Otro locutor del pueblo, Ulises Escalona Osorio, lo alentaba constantemente para que se decidiera: “Me decía que yo tenía muchas posibilidades en la locución, que lo intentara. Y efectivamente, cuando empecé a salir por la radio le agradé bastante a la gente; entonces decidí seguir”.
De sus tiempos en San Luis, allá por 1943, me contó que la emisora –la CMKQ– quedaba frente a su casa y era un poco chiquita: “Los equipos estaban ahí mismo, detrás del operador y casi no había discos. Había un programa que se llamaba Amanecer campesino, y ¿tú sabes a qué hora empezaba? A las nueve de la mañana. A esa hora era que salíamos al aire.”
Luego soltó la carcajada.
Navarro también trabajó como locutor en Bayamo antes de radicarse definitivamente en Santiago. En la santiaguera CMKC llegó a cobrar 150 pesos, “un dineral”, antes de 1959. Aun así, se opuso desde la radio a la dictadura de Fulgencio Batista y sirvió de enlace al mismísimo Frank País.
Los noticieros le venían como anillo al dedo y los disfrutaba línea a línea. Leyendo versos provocaba terremotos en las oyentes. Una sonrisa pícara se dibujó en sus labios cuando me contó de Tríos y poemas, un programa que hizo durante varios años. Salía a las 10:30 de la noche.
Sentó cátedra en la narración dramática. Hablaba con una admiración mayúscula de escritores como Antonio Lloga y Soler Puig. Se llevaba los libretos a su casa “para estudiarlos”. La locución nunca fue para él una cosa de juego.

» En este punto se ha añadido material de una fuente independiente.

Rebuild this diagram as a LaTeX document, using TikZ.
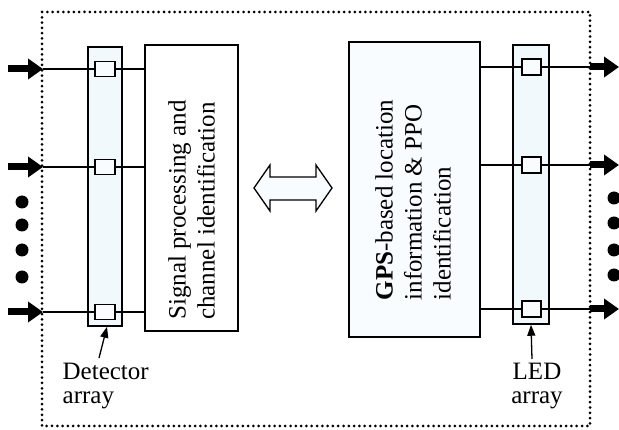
\documentclass[tikz,border=0pt]{standalone}
\usepackage{fontspec}
\setmainfont{Liberation Serif}
\usetikzlibrary{arrows.meta}
\definecolor{palefill}{RGB}{242,249,252}
\definecolor{boxfill}{RGB}{248,252,255}

\begin{document}
\begin{tikzpicture}[x=1pt, y=-1pt, line width=1.3pt,
    bar/.style = {draw, line width=1.5pt, fill=palefill, minimum width=34pt, minimum height=279pt, inner sep=0pt},
    cell/.style = {draw, line width=1.5pt, fill=boxfill, minimum width=20pt, minimum height=15pt, inner sep=0pt},
    block/.style = {draw, line width=1.6pt, inner sep=0pt},
    txt/.style = {rotate=90, align=left, inner sep=0pt, font=\fontsize{25}{29}\selectfont},
    lbl/.style = {inner sep=0pt, font=\fontsize{25}{24}\selectfont},
    fat/.style = {line width=7pt, -{Triangle[length=15pt, width=20pt]}},
    pointer/.style = {-{Triangle[length=11pt, width=8pt]}},
    bullet/.style = {circle, fill, inner sep=0pt, minimum size=13pt},
    border/.style = {line width=3pt, dash pattern=on 0pt off 5.3pt, line cap=round}]
    \useasboundingbox (0,0) rectangle (619,430);

    % dotted enclosure
    \draw[border] (42,12) rectangle (590,426);

    % arrays and processing blocks
    \node[bar] (detbar) at (105,186.5) {};
    \node[bar, minimum width=36pt] (ledbar) at (531,184.5) {};
    \node[block, fill=white, minimum width=93pt, minimum height=286pt] (sigbox) at (191.5,188) {};
    \node[block, fill=boxfill, minimum width=131pt, minimum height=295pt] (gpsbox) at (414.5,189.5) {};

    \node[txt] (sigtext) at (191.5,210) {Signal processing and\\channel identification};
    \node[txt] (gpstext) at (413,200) {\textbf{GPS}-based location\\information \& PPO\\identification};

    % input side
    \foreach \y/\n in {69/1, 167/2, 312/3} {
        \node[cell] (det\n) at (105,\y) {};
        \coordinate (src\n) at (8,\y);
        \coordinate (in\n) at (43,\y);
        \draw (in\n) -- (det\n.west);
        \draw (det\n.east) -- (det\n.east -| sigbox.west);
        \draw[fat] (src\n) -- (in\n);
    }

    % output side
    \foreach \y/\n in {67/1, 165/2, 309/3} {
        \node[cell, minimum width=19pt, minimum height=16pt] (led\n) at (531.5,\y) {};
        \coordinate (out\n) at (590,\y);
        \coordinate (tip\n) at (619,\y);
        \draw (led\n.west -| gpsbox.east) -- (led\n.west);
        \draw (led\n.east) -- (out\n);
        \draw[fat] (out\n) -- (tip\n);
    }

    \foreach \y in {202, 225, 250, 277}
        \node[bullet] (ldot\y) at (22,\y) {};
    \foreach \y in {198, 223, 250, 275}
        \node[bullet] (rdot\y) at (614,\y) {};

    % two-way link
    \draw[line width=1.3pt, fill=boxfill] (254,188) -- (270,165) -- (270,177) -- (316,177) -- (316,165)
        -- (332,188) -- (316,211) -- (316,200) -- (270,200) -- (270,211) -- cycle;

    % labels
    \node[lbl, align=left, anchor=north west] (detlbl) at (62,362) {Detector\\array};
    \node[lbl, align=center, anchor=north] (ledlbl) at (537,362) {LED\\array};
    \draw[pointer] (detlbl.north west) ++(37,-4) -- ([xshift=2pt]detbar.south);
    \draw[pointer] (ledlbl.north) ++(-5,-3) -- (ledbar.south);
\end{tikzpicture}
\end{document}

“A la radio hay que vivirla, hay que sentirla –me dijo poco antes de su muerte, en 2010–. No se trata de leer, sino de interiorizar.”
En 2003 se convirtió en el primer santiaguero en recibir el Premio Nacional de Radio. En la ceremonia, en la que también se entregaron los Premios de Televisión, fue homenajeado junto a grandes como Rosita Fornés, María de los Ángeles Santana y Maritza Rosales.
Hasta sus últimos días guardó ese orgullo como el mayor premio de su vida.